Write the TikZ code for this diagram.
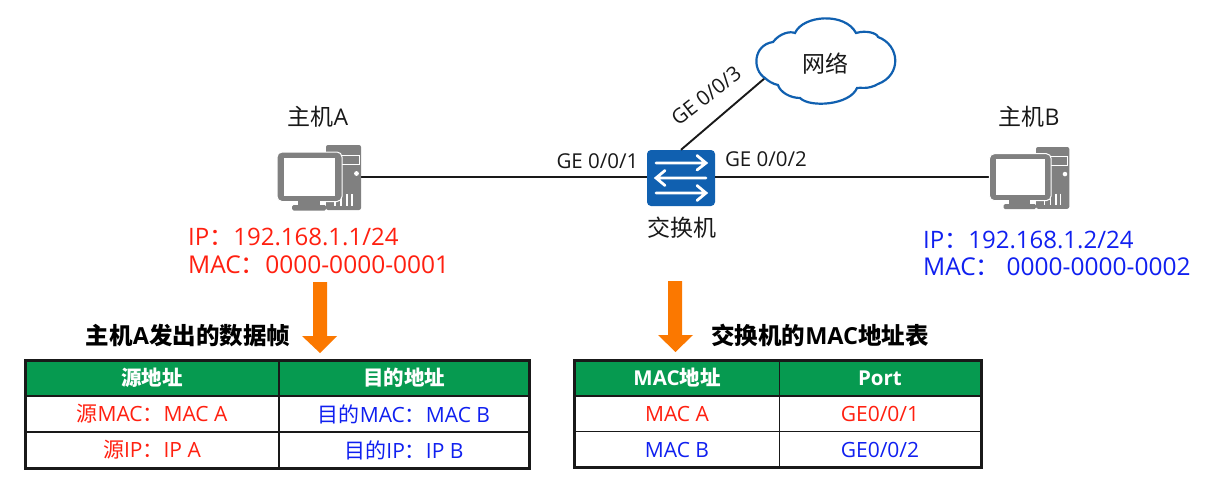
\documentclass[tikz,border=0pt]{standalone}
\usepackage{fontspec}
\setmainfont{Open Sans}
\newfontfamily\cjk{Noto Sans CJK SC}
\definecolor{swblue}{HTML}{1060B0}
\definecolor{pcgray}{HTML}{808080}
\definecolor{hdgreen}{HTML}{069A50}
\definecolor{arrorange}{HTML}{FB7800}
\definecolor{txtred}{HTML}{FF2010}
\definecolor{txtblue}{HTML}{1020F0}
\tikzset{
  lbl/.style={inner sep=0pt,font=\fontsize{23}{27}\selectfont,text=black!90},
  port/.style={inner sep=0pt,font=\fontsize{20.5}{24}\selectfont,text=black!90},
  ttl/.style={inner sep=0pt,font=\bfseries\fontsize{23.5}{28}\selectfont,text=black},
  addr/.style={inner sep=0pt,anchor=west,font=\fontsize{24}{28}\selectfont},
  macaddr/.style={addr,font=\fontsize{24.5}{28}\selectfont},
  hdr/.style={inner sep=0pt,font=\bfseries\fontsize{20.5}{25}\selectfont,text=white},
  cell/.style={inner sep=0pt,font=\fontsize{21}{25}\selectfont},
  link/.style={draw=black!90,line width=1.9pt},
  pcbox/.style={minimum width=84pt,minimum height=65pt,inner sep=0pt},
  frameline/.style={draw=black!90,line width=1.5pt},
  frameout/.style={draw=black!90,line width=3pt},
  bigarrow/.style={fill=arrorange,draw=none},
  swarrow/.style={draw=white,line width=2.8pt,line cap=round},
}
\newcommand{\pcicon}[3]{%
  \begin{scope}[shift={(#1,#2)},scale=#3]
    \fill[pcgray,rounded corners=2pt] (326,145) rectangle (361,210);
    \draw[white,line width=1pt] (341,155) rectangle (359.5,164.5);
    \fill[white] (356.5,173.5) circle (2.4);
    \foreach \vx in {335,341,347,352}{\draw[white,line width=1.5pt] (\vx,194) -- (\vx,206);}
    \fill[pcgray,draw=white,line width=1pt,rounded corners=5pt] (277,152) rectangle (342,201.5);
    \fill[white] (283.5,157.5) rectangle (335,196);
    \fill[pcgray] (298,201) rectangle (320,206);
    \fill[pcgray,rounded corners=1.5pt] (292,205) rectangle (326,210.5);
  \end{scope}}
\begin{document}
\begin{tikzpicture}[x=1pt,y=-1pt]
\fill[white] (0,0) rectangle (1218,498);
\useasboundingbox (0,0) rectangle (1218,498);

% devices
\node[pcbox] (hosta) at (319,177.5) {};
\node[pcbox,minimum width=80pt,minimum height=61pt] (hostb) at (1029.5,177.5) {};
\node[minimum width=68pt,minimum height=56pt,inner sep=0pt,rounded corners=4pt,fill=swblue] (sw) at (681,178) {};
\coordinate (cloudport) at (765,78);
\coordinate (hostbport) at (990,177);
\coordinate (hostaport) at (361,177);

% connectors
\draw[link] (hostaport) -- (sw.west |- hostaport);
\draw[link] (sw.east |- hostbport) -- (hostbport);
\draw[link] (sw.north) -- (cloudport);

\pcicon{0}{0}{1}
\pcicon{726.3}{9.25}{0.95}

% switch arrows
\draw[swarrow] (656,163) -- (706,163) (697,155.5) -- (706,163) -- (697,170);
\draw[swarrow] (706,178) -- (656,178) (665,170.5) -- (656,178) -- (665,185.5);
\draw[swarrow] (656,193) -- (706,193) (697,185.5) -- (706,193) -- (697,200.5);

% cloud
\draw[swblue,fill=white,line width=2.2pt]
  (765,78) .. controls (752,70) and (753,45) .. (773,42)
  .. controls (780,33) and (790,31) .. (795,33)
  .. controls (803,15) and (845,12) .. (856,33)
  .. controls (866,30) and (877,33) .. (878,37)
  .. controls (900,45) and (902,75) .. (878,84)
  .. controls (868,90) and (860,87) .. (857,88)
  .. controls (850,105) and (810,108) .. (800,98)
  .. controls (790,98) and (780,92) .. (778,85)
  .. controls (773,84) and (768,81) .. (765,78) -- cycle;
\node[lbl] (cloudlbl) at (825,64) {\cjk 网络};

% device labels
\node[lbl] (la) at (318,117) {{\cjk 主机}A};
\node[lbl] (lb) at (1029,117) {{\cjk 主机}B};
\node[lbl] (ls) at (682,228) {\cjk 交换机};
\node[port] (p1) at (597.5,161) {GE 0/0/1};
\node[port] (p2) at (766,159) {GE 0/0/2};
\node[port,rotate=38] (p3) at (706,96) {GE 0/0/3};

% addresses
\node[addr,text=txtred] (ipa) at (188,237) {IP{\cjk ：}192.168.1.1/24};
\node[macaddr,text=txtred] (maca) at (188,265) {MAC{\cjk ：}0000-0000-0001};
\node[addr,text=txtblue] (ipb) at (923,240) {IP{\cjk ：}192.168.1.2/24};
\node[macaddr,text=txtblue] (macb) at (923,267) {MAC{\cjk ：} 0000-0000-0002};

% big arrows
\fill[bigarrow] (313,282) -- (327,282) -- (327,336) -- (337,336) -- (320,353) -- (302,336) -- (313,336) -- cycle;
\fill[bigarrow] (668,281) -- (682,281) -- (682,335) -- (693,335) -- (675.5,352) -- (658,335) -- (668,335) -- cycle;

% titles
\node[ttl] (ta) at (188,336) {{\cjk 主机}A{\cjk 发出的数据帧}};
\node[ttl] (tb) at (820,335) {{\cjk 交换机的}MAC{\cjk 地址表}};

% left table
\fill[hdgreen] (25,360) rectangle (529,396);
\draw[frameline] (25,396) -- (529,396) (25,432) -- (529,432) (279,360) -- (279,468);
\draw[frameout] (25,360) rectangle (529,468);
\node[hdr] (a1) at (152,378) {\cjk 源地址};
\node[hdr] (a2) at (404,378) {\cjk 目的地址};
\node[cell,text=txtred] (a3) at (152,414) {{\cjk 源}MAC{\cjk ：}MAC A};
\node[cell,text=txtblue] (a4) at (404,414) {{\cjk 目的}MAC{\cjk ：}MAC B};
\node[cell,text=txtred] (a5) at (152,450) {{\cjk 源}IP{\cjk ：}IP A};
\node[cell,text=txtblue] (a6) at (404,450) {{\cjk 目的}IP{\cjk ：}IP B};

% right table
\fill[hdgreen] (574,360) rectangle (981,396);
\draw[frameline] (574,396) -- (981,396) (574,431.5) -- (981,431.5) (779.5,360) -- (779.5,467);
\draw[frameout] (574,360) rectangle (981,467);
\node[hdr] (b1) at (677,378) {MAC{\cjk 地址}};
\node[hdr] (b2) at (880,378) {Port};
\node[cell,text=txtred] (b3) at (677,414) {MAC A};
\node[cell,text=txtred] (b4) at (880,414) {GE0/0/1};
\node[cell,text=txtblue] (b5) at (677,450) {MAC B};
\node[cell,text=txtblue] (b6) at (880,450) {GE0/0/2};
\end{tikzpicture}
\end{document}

The task: Output the lines above in full and exactly as given, omitting any pictures.

Right answer:
Write the TikZ code for this diagram.
\documentclass[tikz,border=0pt]{standalone}
\usepackage{fontspec}
\setmainfont{Open Sans}
\newfontfamily\cjk{Noto Sans CJK SC}
\definecolor{swblue}{HTML}{1060B0}
\definecolor{pcgray}{HTML}{808080}
\definecolor{hdgreen}{HTML}{069A50}
\definecolor{arrorange}{HTML}{FB7800}
\definecolor{txtred}{HTML}{FF2010}
\definecolor{txtblue}{HTML}{1020F0}
\tikzset{
  lbl/.style={inner sep=0pt,font=\fontsize{23}{27}\selectfont,text=black!90},
  port/.style={inner sep=0pt,font=\fontsize{20.5}{24}\selectfont,text=black!90},
  ttl/.style={inner sep=0pt,font=\bfseries\fontsize{23.5}{28}\selectfont,text=black},
  addr/.style={inner sep=0pt,anchor=west,font=\fontsize{24}{28}\selectfont},
  macaddr/.style={addr,font=\fontsize{24.5}{28}\selectfont},
  hdr/.style={inner sep=0pt,font=\bfseries\fontsize{20.5}{25}\selectfont,text=white},
  cell/.style={inner sep=0pt,font=\fontsize{21}{25}\selectfont},
  link/.style={draw=black!90,line width=1.9pt},
  pcbox/.style={minimum width=84pt,minimum height=65pt,inner sep=0pt},
  frameline/.style={draw=black!90,line width=1.5pt},
  frameout/.style={draw=black!90,line width=3pt},
  bigarrow/.style={fill=arrorange,draw=none},
  swarrow/.style={draw=white,line width=2.8pt,line cap=round},
}
\newcommand{\pcicon}[3]{%
  \begin{scope}[shift={(#1,#2)},scale=#3]
    \fill[pcgray,rounded corners=2pt] (326,145) rectangle (361,210);
    \draw[white,line width=1pt] (341,155) rectangle (359.5,164.5);
    \fill[white] (356.5,173.5) circle (2.4);
    \foreach \vx in {335,341,347,352}{\draw[white,line width=1.5pt] (\vx,194) -- (\vx,206);}
    \fill[pcgray,draw=white,line width=1pt,rounded corners=5pt] (277,152) rectangle (342,201.5);
    \fill[white] (283.5,157.5) rectangle (335,196);
    \fill[pcgray] (298,201) rectangle (320,206);
    \fill[pcgray,rounded corners=1.5pt] (292,205) rectangle (326,210.5);
  \end{scope}}
\begin{document}
\begin{tikzpicture}[x=1pt,y=-1pt]
\fill[white] (0,0) rectangle (1218,498);
\useasboundingbox (0,0) rectangle (1218,498);

% devices
\node[pcbox] (hosta) at (319,177.5) {};
\node[pcbox,minimum width=80pt,minimum height=61pt] (hostb) at (1029.5,177.5) {};
\node[minimum width=68pt,minimum height=56pt,inner sep=0pt,rounded corners=4pt,fill=swblue] (sw) at (681,178) {};
\coordinate (cloudport) at (765,78);
\coordinate (hostbport) at (990,177);
\coordinate (hostaport) at (361,177);

% connectors
\draw[link] (hostaport) -- (sw.west |- hostaport);
\draw[link] (sw.east |- hostbport) -- (hostbport);
\draw[link] (sw.north) -- (cloudport);

\pcicon{0}{0}{1}
\pcicon{726.3}{9.25}{0.95}

% switch arrows
\draw[swarrow] (656,163) -- (706,163) (697,155.5) -- (706,163) -- (697,170);
\draw[swarrow] (706,178) -- (656,178) (665,170.5) -- (656,178) -- (665,185.5);
\draw[swarrow] (656,193) -- (706,193) (697,185.5) -- (706,193) -- (697,200.5);

% cloud
\draw[swblue,fill=white,line width=2.2pt]
  (765,78) .. controls (752,70) and (753,45) .. (773,42)
  .. controls (780,33) and (790,31) .. (795,33)
  .. controls (803,15) and (845,12) .. (856,33)
  .. controls (866,30) and (877,33) .. (878,37)
  .. controls (900,45) and (902,75) .. (878,84)
  .. controls (868,90) and (860,87) .. (857,88)
  .. controls (850,105) and (810,108) .. (800,98)
  .. controls (790,98) and (780,92) .. (778,85)
  .. controls (773,84) and (768,81) .. (765,78) -- cycle;
\node[lbl] (cloudlbl) at (825,64) {\cjk 网络};

% device labels
\node[lbl] (la) at (318,117) {{\cjk 主机}A};
\node[lbl] (lb) at (1029,117) {{\cjk 主机}B};
\node[lbl] (ls) at (682,228) {\cjk 交换机};
\node[port] (p1) at (597.5,161) {GE 0/0/1};
\node[port] (p2) at (766,159) {GE 0/0/2};
\node[port,rotate=38] (p3) at (706,96) {GE 0/0/3};

% addresses
\node[addr,text=txtred] (ipa) at (188,237) {IP{\cjk ：}192.168.1.1/24};
\node[macaddr,text=txtred] (maca) at (188,265) {MAC{\cjk ：}0000-0000-0001};
\node[addr,text=txtblue] (ipb) at (923,240) {IP{\cjk ：}192.168.1.2/24};
\node[macaddr,text=txtblue] (macb) at (923,267) {MAC{\cjk ：} 0000-0000-0002};

% big arrows
\fill[bigarrow] (313,282) -- (327,282) -- (327,336) -- (337,336) -- (320,353) -- (302,336) -- (313,336) -- cycle;
\fill[bigarrow] (668,281) -- (682,281) -- (682,335) -- (693,335) -- (675.5,352) -- (658,335) -- (668,335) -- cycle;

% titles
\node[ttl] (ta) at (188,336) {{\cjk 主机}A{\cjk 发出的数据帧}};
\node[ttl] (tb) at (820,335) {{\cjk 交换机的}MAC{\cjk 地址表}};

% left table
\fill[hdgreen] (25,360) rectangle (529,396);
\draw[frameline] (25,396) -- (529,396) (25,432) -- (529,432) (279,360) -- (279,468);
\draw[frameout] (25,360) rectangle (529,468);
\node[hdr] (a1) at (152,378) {\cjk 源地址};
\node[hdr] (a2) at (404,378) {\cjk 目的地址};
\node[cell,text=txtred] (a3) at (152,414) {{\cjk 源}MAC{\cjk ：}MAC A};
\node[cell,text=txtblue] (a4) at (404,414) {{\cjk 目的}MAC{\cjk ：}MAC B};
\node[cell,text=txtred] (a5) at (152,450) {{\cjk 源}IP{\cjk ：}IP A};
\node[cell,text=txtblue] (a6) at (404,450) {{\cjk 目的}IP{\cjk ：}IP B};

% right table
\fill[hdgreen] (574,360) rectangle (981,396);
\draw[frameline] (574,396) -- (981,396) (574,431.5) -- (981,431.5) (779.5,360) -- (779.5,467);
\draw[frameout] (574,360) rectangle (981,467);
\node[hdr] (b1) at (677,378) {MAC{\cjk 地址}};
\node[hdr] (b2) at (880,378) {Port};
\node[cell,text=txtred] (b3) at (677,414) {MAC A};
\node[cell,text=txtred] (b4) at (880,414) {GE0/0/1};
\node[cell,text=txtblue] (b5) at (677,450) {MAC B};
\node[cell,text=txtblue] (b6) at (880,450) {GE0/0/2};
\end{tikzpicture}
\end{document}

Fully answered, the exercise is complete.